Le racisme est moins une attitude ou un comportement qu’une culture, qu’il s’agisse de la France continentale ou des colonies, du blanc ou du noir. Comme ça relève du paradigme, les gens ne le remettent pas en question, à plus forte raison lorsqu’ils pensent venir d’une culture « chrétienne ».

 

dialogue1Comment réagis-tu au commandement de Jésus qu’il nous faut aimer nos ennemis ?

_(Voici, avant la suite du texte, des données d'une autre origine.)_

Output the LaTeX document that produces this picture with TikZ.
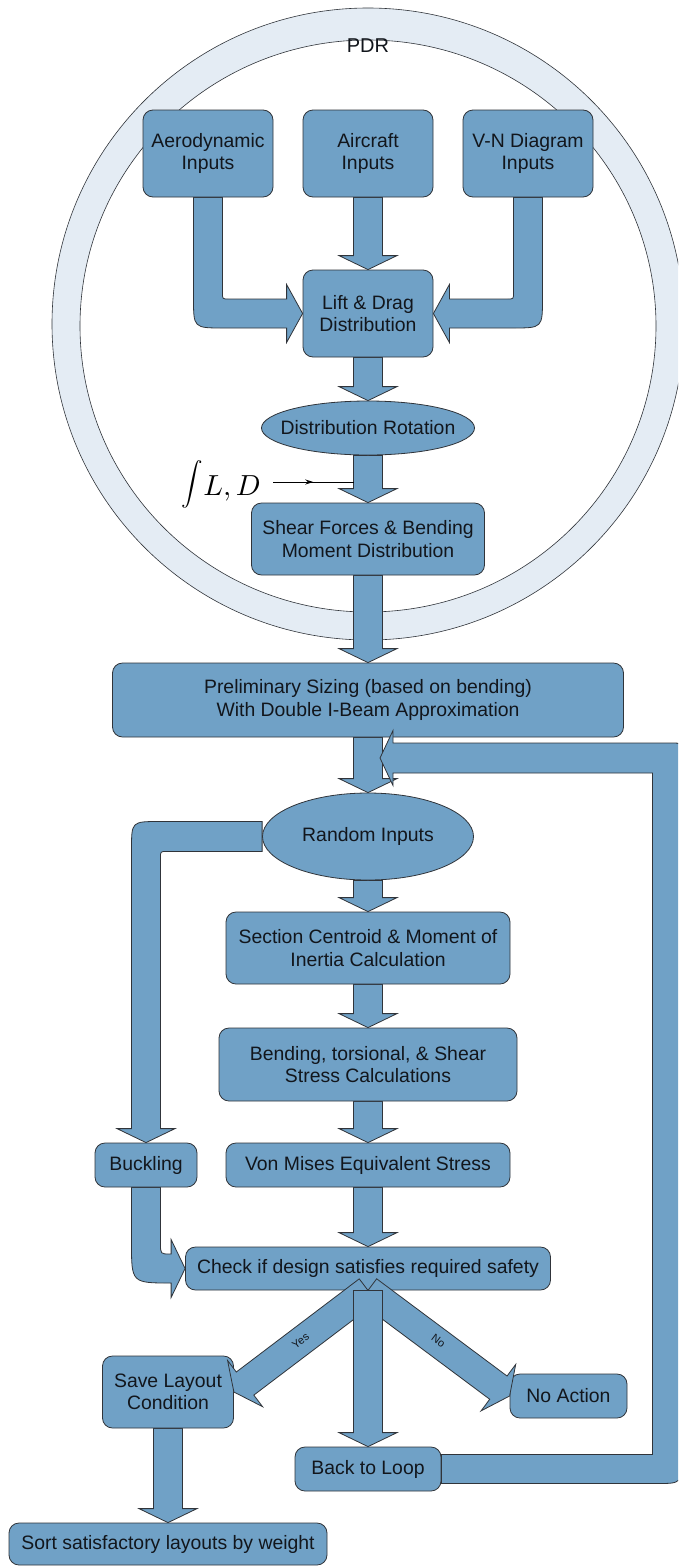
\documentclass[tikz,border=0pt]{standalone}
\usepackage{fontspec}
\setmainfont{Liberation Sans}
\usepackage{graphicx}
\usetikzlibrary{calc,shapes.geometric,decorations.markings,arrows.meta}
\definecolor{boxblue}{RGB}{112,161,198}
\definecolor{ringfill}{RGB}{228,236,244}
\definecolor{edgec}{RGB}{48,52,58}
\definecolor{txt}{RGB}{18,22,28}
\pgfdeclarelayer{ringlayer}
\pgfdeclarelayer{arrowlayer}
\pgfsetlayers{ringlayer,arrowlayer,main}
\newcommand{\mainfs}{\fontsize{19.4pt}{22.5pt}\selectfont}
\newcommand{\blockarr}[2]{%
  \coordinate (hd) at ($(#2)!14pt!(#1)$);
  \path[blockstyle] ($(#1)!14.5pt!90:(#2)$) -- ($(hd)!14.5pt!90:(#2)$) -- ($(hd)!29pt!90:(#2)$) -- (#2) -- ($(hd)!29pt!-90:(#2)$) -- ($(hd)!14.5pt!-90:(#2)$) -- ($(#1)!14.5pt!-90:(#2)$) -- cycle;}
\tikzset{
  box/.style={draw=edgec, fill=boxblue, rounded corners=10pt, line width=0.8pt, align=center, inner sep=0pt, text=txt, font=\mainfs},
  ell/.style={draw=edgec, fill=boxblue, ellipse, line width=0.8pt, inner sep=0pt, text=txt, font=\mainfs},
  blockstyle/.style={draw=edgec, fill=boxblue, line width=0.8pt, line join=miter},
  smalllbl/.style={text=txt, font=\fontsize{11pt}{12pt}\selectfont, inner sep=0pt}
}
\begin{document}
\begin{tikzpicture}[x=1pt, y=-1pt]
\useasboundingbox (0,0) rectangle (678,1566);
\clip (0,0) rectangle (678,1566);

% nodes
\node[text=txt, font=\fontsize{20pt}{22pt}\selectfont] (pdr) at (368,46) {PDR};
\node[box, minimum width=130pt, minimum height=87pt] (aero) at (208,153.5) {Aerodynamic\\Inputs};
\node[box, minimum width=130pt, minimum height=87pt] (aircraft) at (368,153.5) {Aircraft\\Inputs};
\node[box, minimum width=130pt, minimum height=87pt] (vn) at (528,153.5) {V-N Diagram\\Inputs};
\node[box, minimum width=130pt, minimum height=87pt] (lift) at (368,313.5) {Lift \& Drag\\Distribution};
\node[ell, minimum width=213pt, minimum height=54pt] (distrot) at (368,428) {\makebox[0pt]{Distribution Rotation}};
\node[box, minimum width=233pt, minimum height=72pt] (shear) at (368,539) {Shear Forces \& Bending\\Moment Distribution};
\node[box, minimum width=511pt, minimum height=74pt] (prelim) at (368,700) {Preliminary Sizing (based on bending)\\With Double I-Beam Approximation};
\node[ell, minimum width=211pt, minimum height=87pt] (random) at (368,836.5) {\makebox[0pt]{Random Inputs}};
\node[box, minimum width=284pt, minimum height=72pt] (section) at (368,948) {Section Centroid \& Moment of\\Inertia Calculation};
\node[box, minimum width=298pt, minimum height=73pt] (bending) at (368,1064.5) {Bending, torsional, \& Shear\\Stress Calculations};
\node[box, minimum width=284pt, minimum height=44pt] (vonmises) at (368,1165) {Von Mises Equivalent Stress};
\node[box, minimum width=102pt, minimum height=44pt] (buckling) at (146,1165) {Buckling};
\node[box, minimum width=365pt, minimum height=43pt] (check) at (368,1268.5) {Check if design satisfies required safety};
\node[box, minimum width=131pt, minimum height=72pt] (save) at (168,1392) {Save Layout\\Condition};
\node[box, minimum width=117pt, minimum height=44pt] (noaction) at (568.5,1396) {No Action};
\node[box, minimum width=146pt, minimum height=44pt] (back) at (368,1469) {Back to Loop};
\node[box, minimum width=318pt, minimum height=42pt] (sort) at (168,1544) {Sort satisfactory layouts by weight};

\node[anchor=east, inner sep=0pt, text=black] (intlabel) at (261,484) {\scalebox{2.15}{$\displaystyle\int$}\raisebox{-6pt}{\scalebox{2.9}{$L,D$}}};
\coordinate (intend) at (353.5,482);
\coordinate (loopin) at (380,758);
\coordinate (loopx) at (667,0);

% ring
\begin{pgfonlayer}{ringlayer}
  \clip (0,0) rectangle (678,1566);
  \fill[white] (0,0) rectangle (678,1566);
  \path[fill=ringfill, draw=edgec, line width=0.6pt, even odd rule]
    (368,324) circle[radius=316pt] (368,326) ellipse[x radius=288pt, y radius=286pt];
\end{pgfonlayer}

% arrows under the boxes
\begin{pgfonlayer}{arrowlayer}
  \blockarr{aircraft.south}{lift.north}
  \blockarr{lift.south}{distrot.north}
  \blockarr{distrot.south}{shear.north}
  \blockarr{shear.south}{prelim.north}
  \blockarr{prelim.south}{random.north}
  \blockarr{random.south}{section.north}
  \blockarr{section.south}{bending.north}
  \blockarr{bending.south}{vonmises.north}
  \blockarr{vonmises.south}{check.north}
  \blockarr{save.south}{sort.north}
  % Aerodynamic -> Lift
  \path[blockstyle] let \p1=(aero.south), \p2=(lift.west) in
    (\x1-14.5pt,\y1) -- (\x1-14.5pt,\y2+15.5pt) .. controls (\x1-14.5pt,\y2-14.5pt) .. (\x1+15.5pt,\y2-14.5pt)
    -- (\x2-16pt,\y2-14.5pt) -- (\x2-16pt,\y2-29pt) -- (\p2) -- (\x2-16pt,\y2+29pt) -- (\x2-16pt,\y2+14.5pt)
    -- (\x1+20.5pt,\y2+14.5pt) .. controls (\x1+14.5pt,\y2+14.5pt) .. (\x1+14.5pt,\y2+20.5pt) -- (\x1+14.5pt,\y1) -- cycle;
  % V-N -> Lift
  \path[blockstyle] let \p1=(vn.south), \p2=(lift.east) in
    (\x1+14.5pt,\y1) -- (\x1+14.5pt,\y2+15.5pt) .. controls (\x1+14.5pt,\y2-14.5pt) .. (\x1-15.5pt,\y2-14.5pt)
    -- (\x2+16pt,\y2-14.5pt) -- (\x2+16pt,\y2-29pt) -- (\p2) -- (\x2+16pt,\y2+29pt) -- (\x2+16pt,\y2+14.5pt)
    -- (\x1-20.5pt,\y2+14.5pt) .. controls (\x1-14.5pt,\y2+14.5pt) .. (\x1-14.5pt,\y2+20.5pt) -- (\x1-14.5pt,\y1) -- cycle;
  % Random -> Buckling
  \path[blockstyle] let \p1=(random.west), \p2=(buckling.north) in
    (\x1,\y1+15pt) -- (\x2+13.5pt,\y1+15pt) .. controls (\x2-14.5pt,\y1+15pt) .. (\x2-14.5pt,\y1-13pt)
    -- (\x2-14.5pt,\y2+14pt) -- (\x2-29pt,\y2+14pt) -- (\p2) -- (\x2+29pt,\y2+14pt) -- (\x2+14.5pt,\y2+14pt)
    -- (\x2+14.5pt,\y1-21pt) .. controls (\x2+14.5pt,\y1-15pt) .. (\x2+20.5pt,\y1-15pt) -- (\x1,\y1-15pt) -- cycle;
  % Buckling -> Check
  \path[blockstyle] let \p1=(buckling.south), \p2=(check.west) in
    (\x1-14.5pt,\y1) -- (\x1-14.5pt,\y2+25.5pt) .. controls (\x1-14.5pt,\y2-14.5pt) .. (\x1+25.5pt,\y2-14.5pt)
    -- (\x2-14pt,\y2-14.5pt) -- (\x2-14pt,\y2-29pt) -- (\p2) -- (\x2-14pt,\y2+29pt) -- (\x2-14pt,\y2+14.5pt)
    -- (\x1+24.5pt,\y2+14.5pt) .. controls (\x1+14.5pt,\y2+14.5pt) .. (\x1+14.5pt,\y2+24.5pt) -- (\x1+14.5pt,\y1) -- cycle;
  % integral input
  \draw[line width=0.8pt, draw=black, postaction={decorate},
        decoration={markings, mark=at position 0.5 with {\arrow{Stealth[length=8pt,width=5pt]}}}]
    ($(intlabel.east |- intend)+(12,0)$) -- (intend);
\end{pgfonlayer}

% arrows on top of the boxes
\blockarr{check.south}{save.east}
\blockarr{check.south}{noaction.west}
\blockarr{check.south}{back.north}
\node[smalllbl, rotate=37] (yeslbl) at (300.5,1341) {Yes};
\node[smalllbl, rotate=-37] (nolbl) at (438.5,1341) {No};

% loop back
\path[blockstyle] let \p1=(back.east), \p2=(loopin), \p3=(loopx) in
  (\x1,\y1+14.5pt) -- (\x3-14.5pt,\y1+14.5pt) -- (\x3-14.5pt,\y2-15pt) -- (\x2+13pt,\y2-15pt)
  -- (\x2+13pt,\y2-27.5pt) -- (\p2) -- (\x2+13pt,\y2+27.5pt) -- (\x2+13pt,\y2+15pt)
  -- (\x3+4.5pt,\y2+15pt) .. controls (\x3+14.5pt,\y2+15pt) .. (\x3+14.5pt,\y2+5pt)
  -- (\x3+14.5pt,\y1+10.5pt) .. controls (\x3+14.5pt,\y1-14.5pt) .. (\x3-10.5pt,\y1-14.5pt)
  -- (\x1,\y1-14.5pt) -- cycle;
\end{tikzpicture}
\end{document}
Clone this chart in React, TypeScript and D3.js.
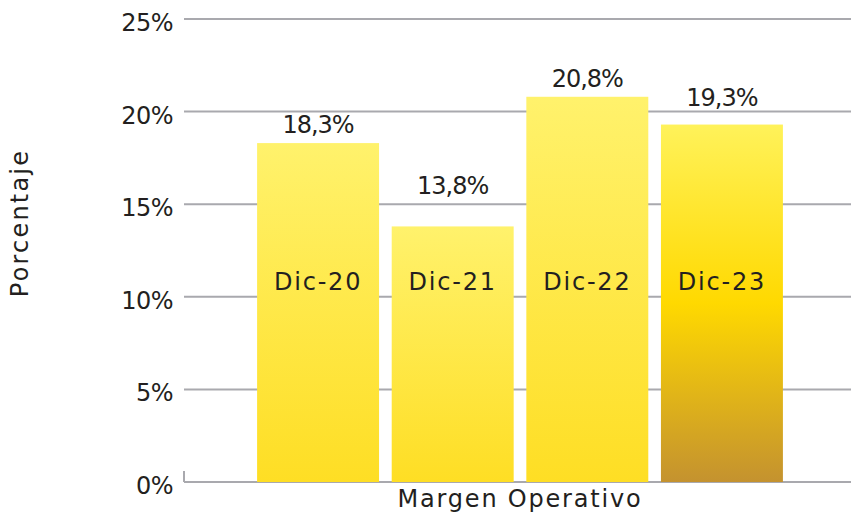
import * as React from "react";
import * as d3 from "d3";

const groups = ["Margen Operativo"];
const periods = ["Dic-20", "Dic-21", "Dic-22", "Dic-23"];
const values = [18.3, 13.8, 20.8, 19.3];
const yTicks = [0, 5, 10, 15, 20, 25];

const width = 851;
const height = 514;
const font = "'DejaVu Sans', sans-serif";
const ink = "#231f20";
const grid = "#a9a9ae";

export default function App() {
  const margin = { top: 19, right: 0, bottom: 32, left: 184 };

  const y = d3
    .scaleLinear()
    .domain([0, 25])
    .range([height - margin.bottom, margin.top]);

  const x0 = d3
    .scaleBand()
    .domain(groups)
    .range([margin.left, 856])
    .paddingOuter(0.139)
    .paddingInner(0);

  const x1 = d3
    .scaleBand()
    .domain(periods)
    .range([0, x0.bandwidth()])
    .paddingInner(0.094)
    .paddingOuter(0);

  const fmt = (v: number) => d3.format(".1f")(v).replace(".", ",") + "%";
  const labelY = y(10.8);
  // value labels were nudged in the original to dodge gridlines
  const lift = [10, 32, 10, 19];

  return (
    <svg
      width={width}
      height={height}
      style={{ position: "absolute", left: 0, top: 0 }}
      fontFamily={font}
    >
      <defs>
        <linearGradient id="gLight" x1="0" y1="0" x2="0" y2="1">
          <stop offset="0%" stopColor="#fff26c" />
          <stop offset="100%" stopColor="#fede24" />
        </linearGradient>
        <linearGradient id="gGold" x1="0" y1="0" x2="0" y2="1">
          <stop offset="0%" stopColor="#fff25a" />
          <stop offset="50%" stopColor="#ffd900" />
          <stop offset="100%" stopColor="#c4922f" />
        </linearGradient>
      </defs>

      {/* gridlines */}
      {yTicks.map((t) => (
        <g key={t}>
          <line
            x1={margin.left}
            x2={width}
            y1={y(t)}
            y2={y(t)}
            stroke={grid}
            strokeWidth={2}
          />
          <text
            x={173}
            y={y(t) + 12}
            textAnchor="end"
            fontSize={24}
            letterSpacing={-0.5}
            fill={ink}
          >
            {t}%
          </text>
        </g>
      ))}
      <line
        x1={margin.left}
        x2={margin.left}
        y1={y(0) - 11}
        y2={y(0)}
        stroke={grid}
        strokeWidth={2}
      />

      {/* bars */}
      {groups.map((g) => (
        <g key={g} transform={`translate(${x0(g)},0)`}>
          {periods.map((p, i) => {
            const bx = x1(p) as number;
            const bw = x1.bandwidth();
            return (
              <g key={p}>
                <rect
                  x={bx}
                  y={y(values[i])}
                  width={bw}
                  height={y(0) - y(values[i])}
                  fill={i === 3 ? "url(#gGold)" : "url(#gLight)"}
                />
                <text
                  x={bx + bw / 2}
                  y={y(values[i]) - lift[i]}
                  textAnchor="middle"
                  fontSize={24}
                  letterSpacing={-1}
                  fill={ink}
                >
                  {fmt(values[i])}
                </text>
                <text
                  x={bx + bw / 2}
                  y={labelY}
                  dy="0.35em"
                  textAnchor="middle"
                  fontSize={24}
                  letterSpacing={1.8}
                  fill={ink}
                >
                  {p}
                </text>
              </g>
            );
          })}
          <text
            x={x0.bandwidth() / 2}
            y={507}
            textAnchor="middle"
            fontSize={24}
            letterSpacing={1.8}
            fill={ink}
          >
            {g}
          </text>
        </g>
      ))}

      <text
        transform={`translate(28,${223}) rotate(-90)`}
        textAnchor="middle"
        fontSize={24}
        letterSpacing={2.2}
        fill={ink}
      >
        Porcentaje
      </text>
    </svg>
  );
}
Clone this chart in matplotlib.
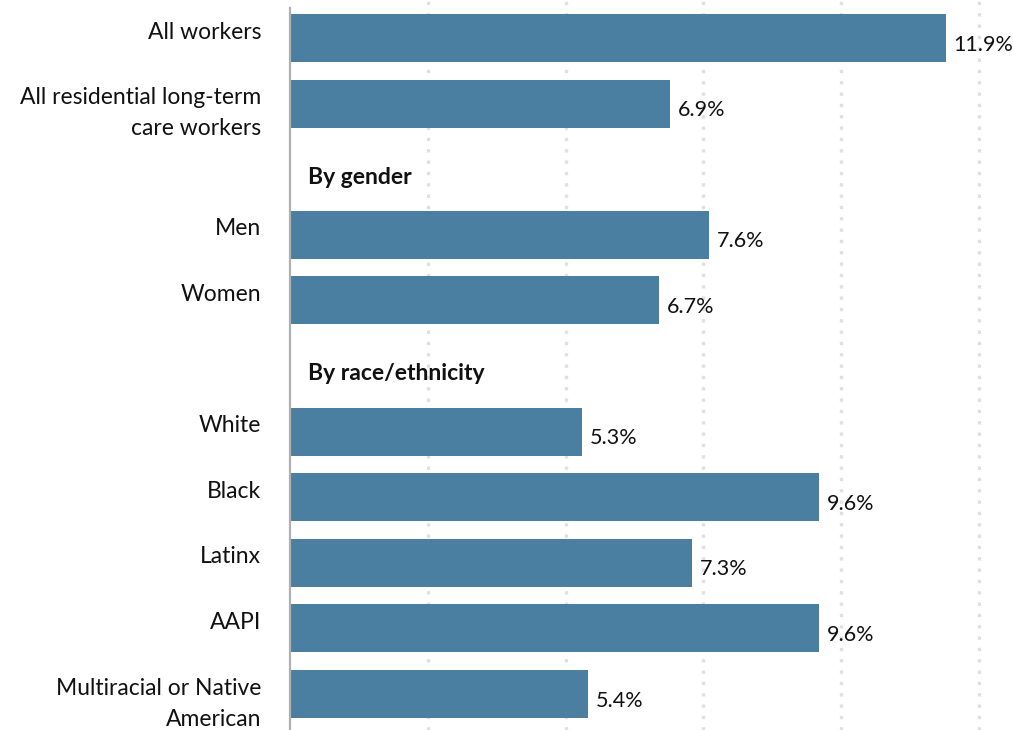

J’ai grandi dans une famille chrétienne, alors je pense que c’est la moindre des choses. Mais je réalise qu’en fait ce n’est pas seulement « ne pas faire de mal », c’est aussi ne pas penser du mal, même de cette personne qui recommence toujours le même comportement. Il y a des personnes que je n’arrive pas du tout à aimer, mais, au final, je réalise que le problème, c’est moi qui m’enferme dans des automatismes au lieu d’être libre.

 

En ce qui concerne le racisme, je me souviens être allée à une réunion organisée par France-Évangélisation et avoir entendu par-dessus mon épaule quelqu’un parler du ministère qu’il avait reçu de réconciliation entre les noirs et les blancs. Je me souviens avoir pleuré toutes les larmes de mon corps lorsqu’il a dit avoir symboliquement porté des jougs. Je suppose qu’il l’a fait pour demander le pardon des Antillais présents. Je pleurais parce que mes ancêtres, mes frères, mes cousins, ont vraiment porté ces chaînes, et les portent encore dans leur esprit.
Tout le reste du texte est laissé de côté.